I have often thought to myself over the last few years that President Chen Shui-bian (陳水扁) was a great civil rights leader, but not much of a president. His administration has often seemed incompetent, duplicitous and simply adrift. At times, it has even been embarrassing and cringe-inducing . The punishment that Democratic Progressive Party (DPP) candidates have been suffering in opinion polls would seem to bear me out to some degree.
Having witnessed the events surrounding the push for a referendum on a UN bid under the name "Taiwan," however, I think this judgement is now in need of serious modification. What US diplomats have described as crass electioneering on the part of the DPP may, in fact, be just that. Or, it may be the DPP coming to terms with its only reason for being.
The DPP is a civil-rights party that has failed to define itself on any other issue except the monumental one regarding the right of the people of this island to determine their collective fate, a right that may or may not be recognized by the UN, the US, the Chinese Nationalist Party (KMT), China, international law, or academic theory, but which is decreed by something higher -- nature's God perhaps.
When Chen and the DPP are forced (by any of the aforementioned) on to any ground other than the fundamental question of the right to self-determination, they are out of their element and slip into confusion and even corruption, it would seem.
Therefore, what we are witnessing may in fact be an election forcing the normalization of Taiwanese politics (considering the circumstances), not a sudden break from what the US regards as the "status quo" (which seems to be a Taiwan that is devoted to manufacturing gizmos and protecting US intellectual property rights).

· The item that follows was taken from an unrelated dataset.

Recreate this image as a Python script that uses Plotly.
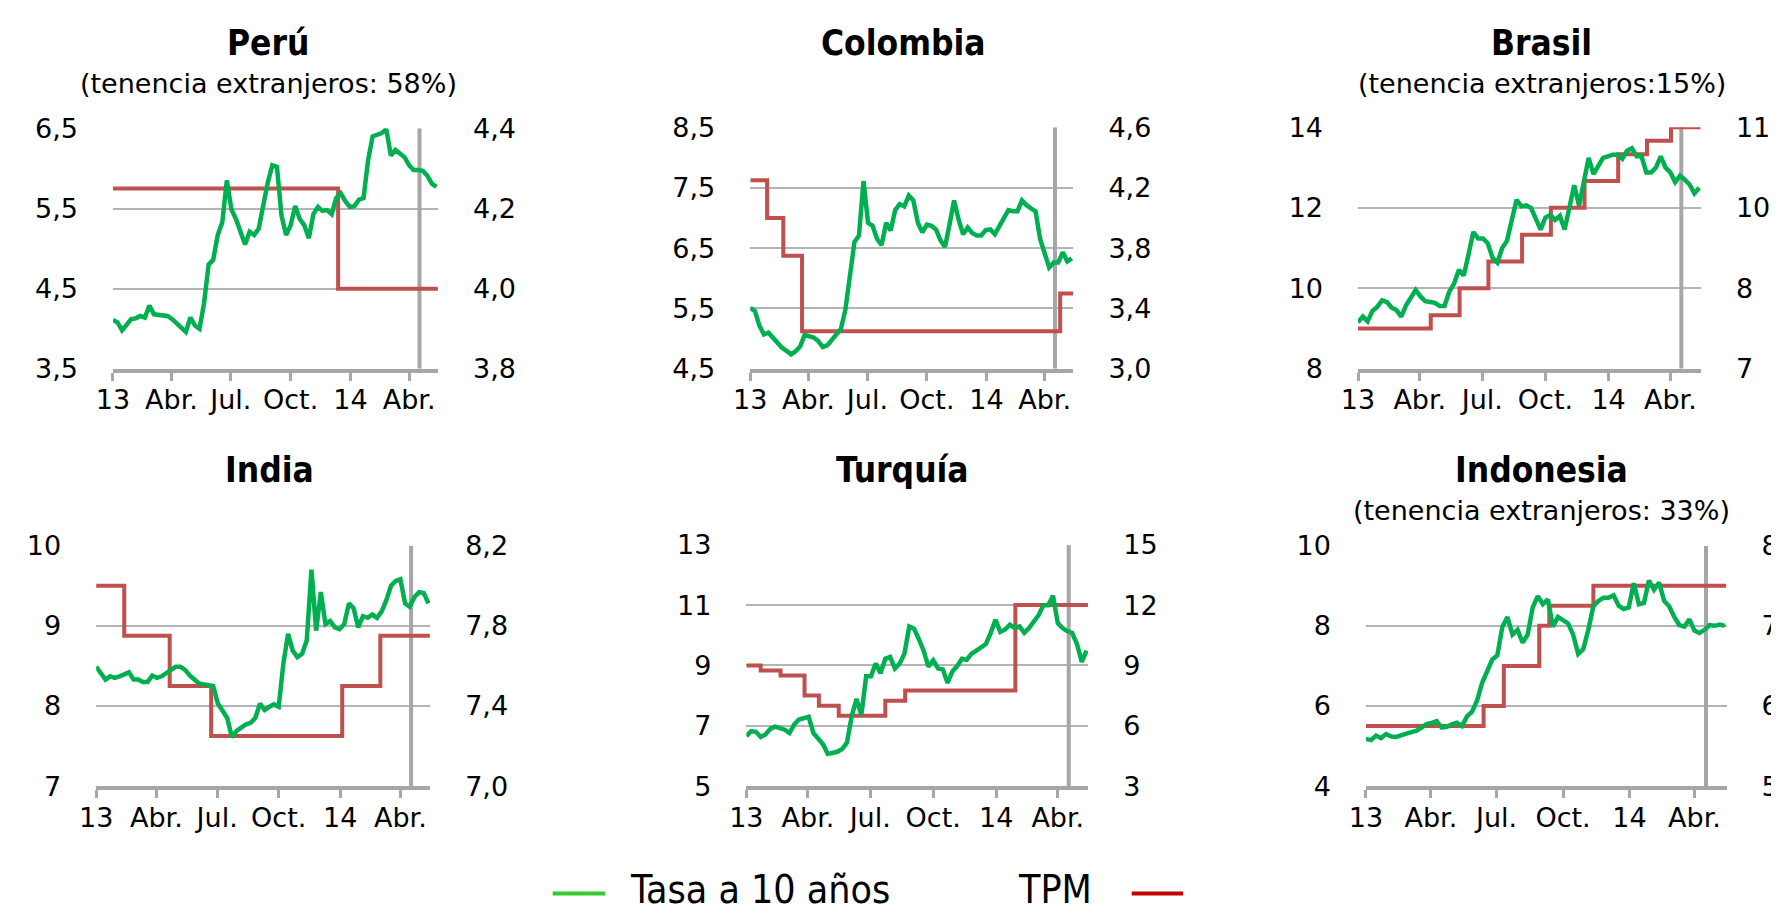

What is the "status quo" in East Asia anyway? New democracies in Taiwan and South Korea, a Japan slowly normalizing in terms of foreign relations and defense, a North Korean basketcase fiddling with nuclear bombs and kidnapping foreign nationals, and a China that is growing economically and militarily in a rapid, unpredictable, and opaque fashion.
The "status quo" is what anybody makes of it at any given time. It is hardly the basis for a foreign policy of a superpower with vital interests in the region.
US reservations about what is happening here are certainly understandable, as is its need for Chinese help in protecting Japan and South Korea from the regime in Pyongyang, but the US will find that it has been outmaneuvered by the "status quo" if it cannot come up with a more creative foreign policy than one that simply appeases Beijing.
Taiwanese political and economic development will be stunted and erratic so long as such fundamental questions regarding the sovereignty are kept "undecided" by the powers that have set themselves in judgement over Taiwan.